- DATA EXCERPT:
***

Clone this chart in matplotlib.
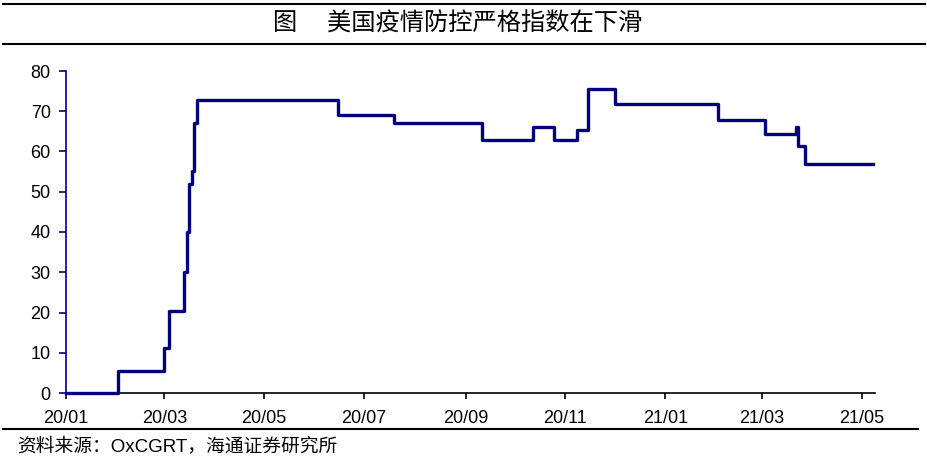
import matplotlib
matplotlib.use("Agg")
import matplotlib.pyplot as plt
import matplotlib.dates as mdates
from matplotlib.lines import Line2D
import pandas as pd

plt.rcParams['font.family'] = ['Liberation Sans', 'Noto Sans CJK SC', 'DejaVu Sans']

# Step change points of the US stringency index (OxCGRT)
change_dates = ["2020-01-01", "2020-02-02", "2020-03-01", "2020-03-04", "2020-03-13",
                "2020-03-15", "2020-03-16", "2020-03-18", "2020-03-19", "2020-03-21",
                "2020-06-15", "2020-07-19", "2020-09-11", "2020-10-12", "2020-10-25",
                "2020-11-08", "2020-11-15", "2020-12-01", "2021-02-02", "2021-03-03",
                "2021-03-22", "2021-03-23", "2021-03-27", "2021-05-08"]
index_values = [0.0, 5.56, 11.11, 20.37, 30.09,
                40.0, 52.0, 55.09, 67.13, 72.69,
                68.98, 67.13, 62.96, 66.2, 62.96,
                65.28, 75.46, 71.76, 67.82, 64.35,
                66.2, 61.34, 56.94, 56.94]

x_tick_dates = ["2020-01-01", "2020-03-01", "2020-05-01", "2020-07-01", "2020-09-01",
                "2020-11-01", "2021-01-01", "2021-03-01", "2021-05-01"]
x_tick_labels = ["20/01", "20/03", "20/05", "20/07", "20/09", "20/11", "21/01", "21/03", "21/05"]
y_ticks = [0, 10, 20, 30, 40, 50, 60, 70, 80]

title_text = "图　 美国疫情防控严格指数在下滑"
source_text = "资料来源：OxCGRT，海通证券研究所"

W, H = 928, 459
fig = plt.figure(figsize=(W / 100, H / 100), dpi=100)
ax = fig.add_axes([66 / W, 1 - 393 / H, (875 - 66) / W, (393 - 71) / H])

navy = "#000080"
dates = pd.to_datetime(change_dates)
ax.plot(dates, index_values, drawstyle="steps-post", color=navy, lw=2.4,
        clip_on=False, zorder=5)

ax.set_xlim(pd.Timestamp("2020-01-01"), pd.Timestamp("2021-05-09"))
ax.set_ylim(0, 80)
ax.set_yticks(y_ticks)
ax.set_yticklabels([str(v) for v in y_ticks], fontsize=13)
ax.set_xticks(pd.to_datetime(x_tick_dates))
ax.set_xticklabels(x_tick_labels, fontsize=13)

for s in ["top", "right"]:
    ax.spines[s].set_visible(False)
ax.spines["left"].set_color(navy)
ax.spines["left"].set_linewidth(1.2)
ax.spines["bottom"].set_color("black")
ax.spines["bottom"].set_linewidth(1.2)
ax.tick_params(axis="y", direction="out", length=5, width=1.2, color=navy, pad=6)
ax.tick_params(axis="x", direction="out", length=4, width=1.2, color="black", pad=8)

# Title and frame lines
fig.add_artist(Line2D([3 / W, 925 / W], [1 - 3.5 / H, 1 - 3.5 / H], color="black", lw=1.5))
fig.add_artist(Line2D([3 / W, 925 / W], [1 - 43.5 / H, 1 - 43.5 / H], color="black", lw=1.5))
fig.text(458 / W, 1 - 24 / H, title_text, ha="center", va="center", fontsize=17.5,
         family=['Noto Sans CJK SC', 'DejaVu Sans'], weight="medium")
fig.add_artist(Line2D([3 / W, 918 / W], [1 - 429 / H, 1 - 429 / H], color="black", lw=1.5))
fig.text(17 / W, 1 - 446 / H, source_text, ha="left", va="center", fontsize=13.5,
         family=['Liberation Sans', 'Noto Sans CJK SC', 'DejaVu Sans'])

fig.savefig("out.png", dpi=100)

***

- PROBLEM TO SOLVE: Output all of the data exactly as it stands, minus any images.

- WRITTEN ANSWER:
Clone this chart in matplotlib.
import matplotlib
matplotlib.use("Agg")
import matplotlib.pyplot as plt
import matplotlib.dates as mdates
from matplotlib.lines import Line2D
import pandas as pd

plt.rcParams['font.family'] = ['Liberation Sans', 'Noto Sans CJK SC', 'DejaVu Sans']

# Step change points of the US stringency index (OxCGRT)
change_dates = ["2020-01-01", "2020-02-02", "2020-03-01", "2020-03-04", "2020-03-13",
                "2020-03-15", "2020-03-16", "2020-03-18", "2020-03-19", "2020-03-21",
                "2020-06-15", "2020-07-19", "2020-09-11", "2020-10-12", "2020-10-25",
                "2020-11-08", "2020-11-15", "2020-12-01", "2021-02-02", "2021-03-03",
                "2021-03-22", "2021-03-23", "2021-03-27", "2021-05-08"]
index_values = [0.0, 5.56, 11.11, 20.37, 30.09,
                40.0, 52.0, 55.09, 67.13, 72.69,
                68.98, 67.13, 62.96, 66.2, 62.96,
                65.28, 75.46, 71.76, 67.82, 64.35,
                66.2, 61.34, 56.94, 56.94]

x_tick_dates = ["2020-01-01", "2020-03-01", "2020-05-01", "2020-07-01", "2020-09-01",
                "2020-11-01", "2021-01-01", "2021-03-01", "2021-05-01"]
x_tick_labels = ["20/01", "20/03", "20/05", "20/07", "20/09", "20/11", "21/01", "21/03", "21/05"]
y_ticks = [0, 10, 20, 30, 40, 50, 60, 70, 80]

title_text = "图　 美国疫情防控严格指数在下滑"
source_text = "资料来源：OxCGRT，海通证券研究所"

W, H = 928, 459
fig = plt.figure(figsize=(W / 100, H / 100), dpi=100)
ax = fig.add_axes([66 / W, 1 - 393 / H, (875 - 66) / W, (393 - 71) / H])

navy = "#000080"
dates = pd.to_datetime(change_dates)
ax.plot(dates, index_values, drawstyle="steps-post", color=navy, lw=2.4,
        clip_on=False, zorder=5)

ax.set_xlim(pd.Timestamp("2020-01-01"), pd.Timestamp("2021-05-09"))
ax.set_ylim(0, 80)
ax.set_yticks(y_ticks)
ax.set_yticklabels([str(v) for v in y_ticks], fontsize=13)
ax.set_xticks(pd.to_datetime(x_tick_dates))
ax.set_xticklabels(x_tick_labels, fontsize=13)

for s in ["top", "right"]:
    ax.spines[s].set_visible(False)
ax.spines["left"].set_color(navy)
ax.spines["left"].set_linewidth(1.2)
ax.spines["bottom"].set_color("black")
ax.spines["bottom"].set_linewidth(1.2)
ax.tick_params(axis="y", direction="out", length=5, width=1.2, color=navy, pad=6)
ax.tick_params(axis="x", direction="out", length=4, width=1.2, color="black", pad=8)

# Title and frame lines
fig.add_artist(Line2D([3 / W, 925 / W], [1 - 3.5 / H, 1 - 3.5 / H], color="black", lw=1.5))
fig.add_artist(Line2D([3 / W, 925 / W], [1 - 43.5 / H, 1 - 43.5 / H], color="black", lw=1.5))
fig.text(458 / W, 1 - 24 / H, title_text, ha="center", va="center", fontsize=17.5,
         family=['Noto Sans CJK SC', 'DejaVu Sans'], weight="medium")
fig.add_artist(Line2D([3 / W, 918 / W], [1 - 429 / H, 1 - 429 / H], color="black", lw=1.5))
fig.text(17 / W, 1 - 446 / H, source_text, ha="left", va="center", fontsize=13.5,
         family=['Liberation Sans', 'Noto Sans CJK SC', 'DejaVu Sans'])

fig.savefig("out.png", dpi=100)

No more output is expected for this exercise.